As a former voice teacher of mine used to say, “It ain’t beautiful, but it’s better.” (She never said that to me, of course, it goes without saying.)

Having topped up the tractor’s bucket with the poop pit’s contents, I then tossed the pine shavings from the coop floor on the ground outside. Might as well do a real cleaning while I was at it. It was my plan to forgo pine shavings as flooring material, and switch to alfalfa. The mice were having altogether too much fun hiding between the two bales leaning up against the wall, thusly:

My brilliant solution was as follows: I’ll break apart the two bales of alfalfa and use them as flooring in the coop. The chickens will enjoy scratching through it for flowers and seeds, and coop will smell like green tea. The mice will no longer have the pine shavings on the floor in which to burrow and hide, nor will they be able to hide in the bales of alfalfa.

Can you spot the fatal flaw in my reasoning??!!

I was halfway through dismantling the first bale when it struck me: the mice will be able to burrow and hide in the alfalfa flooring just as well as they had in the pine shavings, only they’ll be able to actually eat the alfalfa.

D’oh!!!!!  Well, I was in it, now. Time to commit.

It was at this point that a second flaw in my plan made itself apparent. Being a city slicker, and having never taken apart a bale of, well, anything before, I was unprepared for the sheer volume of alfalfa that was now spilling onto the coop floor. It was like watching popcorn pop, or opening one of those fake peanut jars with the huge paper snake in it.

Having only semi-disassembled half of one of the two bales of alfalfa in the coop, I was already calf-deep in alfalfa. Not only were the mice going to be in heaven, but the chickens were going to be drowning in a swamp of alfalfa.

Oh, go ahead…laugh. I don’t mind. It was pretty funny.

I scooped up as much of the disassembled alfalfa as I could and walked out the interior coop door, through the barn’s front doors, around the side of the barn, and threw it into the open run door. I could have mashed it all through the pop door, a shorter trip, to be sure, but that didn’t go so well.

The second bale of alfalfa remains where it was, untouched. I had thought that The Alfalfa Annex would have to be sacrificed for the greater good, but it survived the day. The Alfalfa Annex is dead. Long live The Alfalfa Annex.

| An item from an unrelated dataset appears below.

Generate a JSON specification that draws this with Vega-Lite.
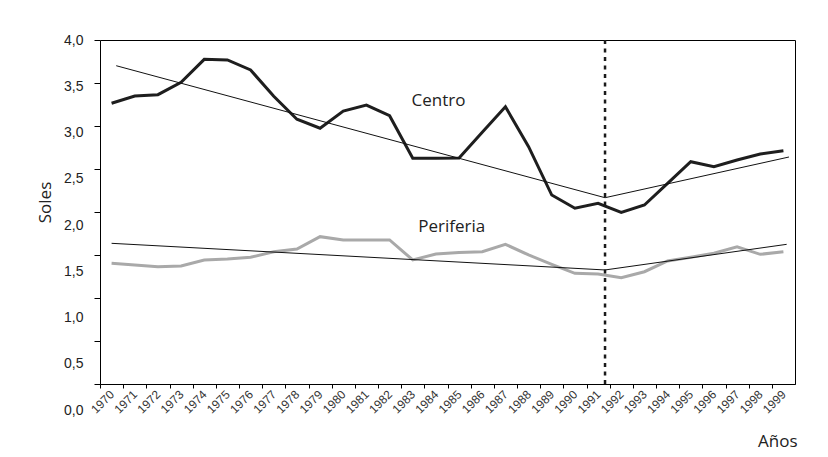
{
  "$schema": "https://vega.github.io/schema/vega-lite/v6.json",
  "width": 695,
  "height": 344,
  "autosize": {"type": "none"},
  "padding": {"left": 100, "top": 40, "right": 33, "bottom": 73},
  "background": "#ffffff",
  "config": {
    "view": {"stroke": "#000000", "strokeWidth": 1},
    "axis": {"grid": false, "domainColor": "#000000", "tickColor": "#000000", "labelColor": "#222222", "titleColor": "#222222"}
  },
  "datasets": {
    "datos": [
      {"año": 1970, "serie": "Centro", "soles": 3.316},
      {"año": 1971, "serie": "Centro", "soles": 3.395},
      {"año": 1972, "serie": "Centro", "soles": 3.409},
      {"año": 1973, "serie": "Centro", "soles": 3.543},
      {"año": 1974, "serie": "Centro", "soles": 3.791},
      {"año": 1975, "serie": "Centro", "soles": 3.784},
      {"año": 1976, "serie": "Centro", "soles": 3.676},
      {"año": 1977, "serie": "Centro", "soles": 3.391},
      {"año": 1978, "serie": "Centro", "soles": 3.143},
      {"año": 1979, "serie": "Centro", "soles": 3.046},
      {"año": 1980, "serie": "Centro", "soles": 3.232},
      {"año": 1981, "serie": "Centro", "soles": 3.297},
      {"año": 1982, "serie": "Centro", "soles": 3.182},
      {"año": 1983, "serie": "Centro", "soles": 2.721},
      {"año": 1984, "serie": "Centro", "soles": 2.721},
      {"año": 1985, "serie": "Centro", "soles": 2.724},
      {"año": 1986, "serie": "Centro", "soles": 3.002},
      {"año": 1987, "serie": "Centro", "soles": 3.279},
      {"año": 1988, "serie": "Centro", "soles": 2.847},
      {"año": 1989, "serie": "Centro", "soles": 2.324},
      {"año": 1990, "serie": "Centro", "soles": 2.181},
      {"año": 1991, "serie": "Centro", "soles": 2.235},
      {"año": 1992, "serie": "Centro", "soles": 2.137},
      {"año": 1993, "serie": "Centro", "soles": 2.216},
      {"año": 1994, "serie": "Centro", "soles": 2.451},
      {"año": 1995, "serie": "Centro", "soles": 2.684},
      {"año": 1996, "serie": "Centro", "soles": 2.630},
      {"año": 1997, "serie": "Centro", "soles": 2.703},
      {"año": 1998, "serie": "Centro", "soles": 2.768},
      {"año": 1999, "serie": "Centro", "soles": 2.803},
      {"año": 1970, "serie": "Periferia", "soles": 1.586},
      {"año": 1971, "serie": "Periferia", "soles": 1.568},
      {"año": 1972, "serie": "Periferia", "soles": 1.549},
      {"año": 1973, "serie": "Periferia", "soles": 1.557},
      {"año": 1974, "serie": "Periferia", "soles": 1.622},
      {"año": 1975, "serie": "Periferia", "soles": 1.632},
      {"año": 1976, "serie": "Periferia", "soles": 1.651},
      {"año": 1977, "serie": "Periferia", "soles": 1.711},
      {"año": 1978, "serie": "Periferia", "soles": 1.741},
      {"año": 1979, "serie": "Periferia", "soles": 1.874},
      {"año": 1980, "serie": "Periferia", "soles": 1.838},
      {"año": 1981, "serie": "Periferia", "soles": 1.838},
      {"año": 1982, "serie": "Periferia", "soles": 1.838},
      {"año": 1983, "serie": "Periferia", "soles": 1.622},
      {"año": 1984, "serie": "Periferia", "soles": 1.686},
      {"año": 1985, "serie": "Periferia", "soles": 1.703},
      {"año": 1986, "serie": "Periferia", "soles": 1.711},
      {"año": 1987, "serie": "Periferia", "soles": 1.791},
      {"año": 1988, "serie": "Periferia", "soles": 1.676},
      {"año": 1989, "serie": "Periferia", "soles": 1.575},
      {"año": 1990, "serie": "Periferia", "soles": 1.478},
      {"año": 1991, "serie": "Periferia", "soles": 1.470},
      {"año": 1992, "serie": "Periferia", "soles": 1.430},
      {"año": 1993, "serie": "Periferia", "soles": 1.495},
      {"año": 1994, "serie": "Periferia", "soles": 1.611},
      {"año": 1995, "serie": "Periferia", "soles": 1.651},
      {"año": 1996, "serie": "Periferia", "soles": 1.694},
      {"año": 1997, "serie": "Periferia", "soles": 1.765},
      {"año": 1998, "serie": "Periferia", "soles": 1.683},
      {"año": 1999, "serie": "Periferia", "soles": 1.711}
    ],
    "tendencia": [
      {"año": 1970.2, "serie": "Centro", "soles": 3.722},
      {"año": 1991.3, "serie": "Centro", "soles": 2.295},
      {"año": 1999.24, "serie": "Centro", "soles": 2.735},
      {"año": 1970.0, "serie": "Periferia", "soles": 1.802},
      {"año": 1991.3, "serie": "Periferia", "soles": 1.514},
      {"año": 1999.14, "serie": "Periferia", "soles": 1.791}
    ],
    "corte": [{"año": 1991.3}],
    "etiquetas": [
      {"año": 1982.95, "soles": 3.344, "texto": "Centro"},
      {"año": 1983.24, "soles": 1.978, "texto": "Periferia"}
    ]
  },
  "encoding": {
    "x": {
      "field": "año",
      "type": "quantitative",
      "scale": {"domain": [1969.5, 1999.5], "nice": false, "zero": false},
      "axis": {
        "values": [1970, 1971, 1972, 1973, 1974, 1975, 1976, 1977, 1978, 1979, 1980, 1981, 1982, 1983, 1984, 1985, 1986, 1987, 1988, 1989, 1990, 1991, 1992, 1993, 1994, 1995, 1996, 1997, 1998, 1999],
        "format": "d",
        "tickOffset": -11.58,
        "labelOffset": 11.58,
        "tickSize": 4,
        "labelAngle": -45,
        "labelAlign": "right",
        "labelBaseline": "middle",
        "labelPadding": 4,
        "labelFont": "Liberation Sans",
        "labelFontSize": 12,
        "labelColor": "#333333",
        "labelOverlap": false,
        "labelBound": false,
        "labelFlush": false,
        "title": "Años",
        "titleFont": "Open Sans",
        "titleFontSize": 17,
        "titleFontWeight": "normal",
        "titleAnchor": "end",
        "titleAlign": "right",
        "titleBaseline": "middle",
        "titleX": 697,
        "titleY": 57
      }
    }
  },
  "resolve": {"axis": {"y": "independent"}},
  "layer": [
    {
      "data": {"name": "datos"},
      "mark": {"type": "line", "strokeWidth": 3},
      "encoding": {
        "y": {
          "field": "soles",
          "type": "quantitative",
          "scale": {"domain": [0, 4], "range": [370, 0], "nice": false, "zero": false},
          "axis": {
            "orient": "left",
            "values": [4, 3.5351, 3.0703, 2.6054, 2.1405, 1.6757, 1.2108, 0.7459, 0.2811],
            "labels": false,
            "domain": false,
            "tickSize": 6,
            "title": "Soles",
            "titleFont": "Open Sans",
            "titleFontSize": 17,
            "titleFontWeight": "normal",
            "titleAngle": -90,
            "titleAlign": "center",
            "titleBaseline": "middle",
            "titleX": -55,
            "titleY": 162
          }
        },
        "color": {
          "field": "serie",
          "type": "nominal",
          "scale": {"domain": ["Centro", "Periferia"], "range": ["#1e1e1e", "#a9a9a9"]},
          "legend": null
        }
      }
    },
    {
      "data": {"name": "tendencia"},
      "mark": {"type": "line", "strokeWidth": 1, "color": "#111111"},
      "encoding": {
        "y": {
          "field": "soles",
          "type": "quantitative",
          "scale": {"domain": [0, 4], "range": [370, 0], "nice": false, "zero": false},
          "axis": null
        },
        "detail": {"field": "serie", "type": "nominal"}
      }
    },
    {
      "data": {"name": "corte"},
      "mark": {"type": "rule", "strokeWidth": 2.5, "color": "#1a1a1a", "strokeDash": [4, 4.5]},
      "encoding": {}
    },
    {
      "data": {"name": "etiquetas"},
      "mark": {"type": "text", "align": "left", "baseline": "middle", "font": "Open Sans", "fontSize": 17, "color": "#222222"},
      "encoding": {
        "y": {
          "field": "soles",
          "type": "quantitative",
          "scale": {"domain": [0, 4], "range": [370, 0], "nice": false, "zero": false},
          "axis": {
            "orient": "left",
            "values": [0, 0.5, 1, 1.5, 2, 2.5, 3, 3.5, 4],
            "labelExpr": "replace(format(datum.value, '.1f'), '.', ',')",
            "ticks": false,
            "tickSize": 0,
            "domain": false,
            "labelPadding": 17,
            "labelFont": "Liberation Sans",
            "labelFontSize": 14,
            "labelOverlap": false,
            "labelBound": false,
            "labelFlush": false,
            "title": null
          }
        },
        "text": {"field": "texto", "type": "nominal"}
      }
    }
  ]
}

Long story short: it was a lot of hard work, but the coop is much cleaner and now smells like vinegar and tea. I saw the three mice this afternoon (yes, there are three of them), as their little heads popped up through the alfalfa flooring, and they seem very happy with the changes. Glad I could be of service.

They may have won the battle, but there’s a new weapon in the war. It seems that mice HATE the smell of peppermint. I will be arming myself with peppermint oil and cotton balls at the earliest opportunity.

The moral of the story is: if you can’t beat them, mint them…


3 thoughts on “Out, out damned mouse.

  1. How about using pennyroyal oil whiich is a deadly poison,
    it might fix your mouse problem !
    In Victorian times it was used in tea in very small amounts as an
    abortion potion.
    I know, I know! Not exactly humane but efficient——-M.

    • I’m going to set aside my concerns that my mother knows about Victorian abortifacients! The problem with any kind of poison, is that you just can’t be sure the chickens won’t come into contact with it. I’m as sure as anyone can be that, were I to place a poison down the track of the interior coop door, the mice could get it but not the chickens. But I can’t be completely sure that the mice wouldn’t bring it into the coop, or that they mightn’t die in the coop. Chickens have certainly been known to eat mice, alive or dead. So…I’m going to try the peppermint oil first.

  2. I’ve had the same problem with my mice in the past, although my coop is a little different than yours (3′ elevated and 4′ x 5′) i have been able to keep them a good distance away. They don’t live in the coop its self, but in the bedding storage. I Just keep the food elevated and they migrated away.